Todos, por motivos diversos, pegaram um avião em Paris para ir até New York em março de 2021. Durante a viagem rolou uma turbulência sinistra, onde todo mundo achou que ia morrer, até o piloto. Eis que depois de alguns minutos de puro terror, o negócio simplesmente acaba e tudo volta ao normal. O avião pousa e todo mundo retoma as suas vidinhas.

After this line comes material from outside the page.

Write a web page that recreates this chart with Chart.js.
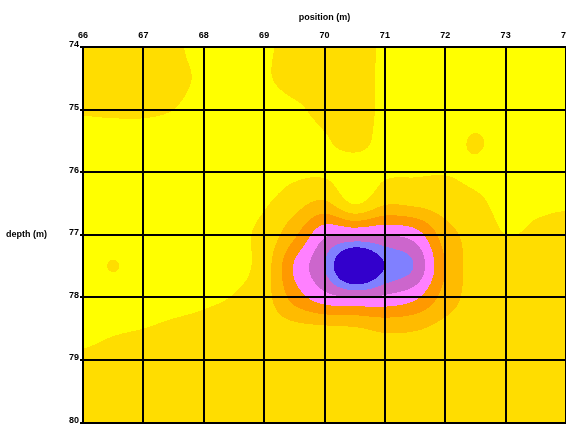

Um cantor nigeriano muito famoso, vai encontrar sua banda para um show. Um arquiteto vai tratar dos detalhes de uma concorrência para um projeto. Uma mãe com seus dois filhos pequenos que foi visitar o marido militar na Europa e está voltando para casa. Uma cineasta que deixou seu filho em casa para tratar de um projeto. Uma jovem advogada idealista. Um escritor em crise existencial e até um assassino de aluguel indo dar conta de uma “encomenda”. É muita gente mesmo; 243 vidas diferentes com suas respectivas histórias, incluindo piloto e tripulação.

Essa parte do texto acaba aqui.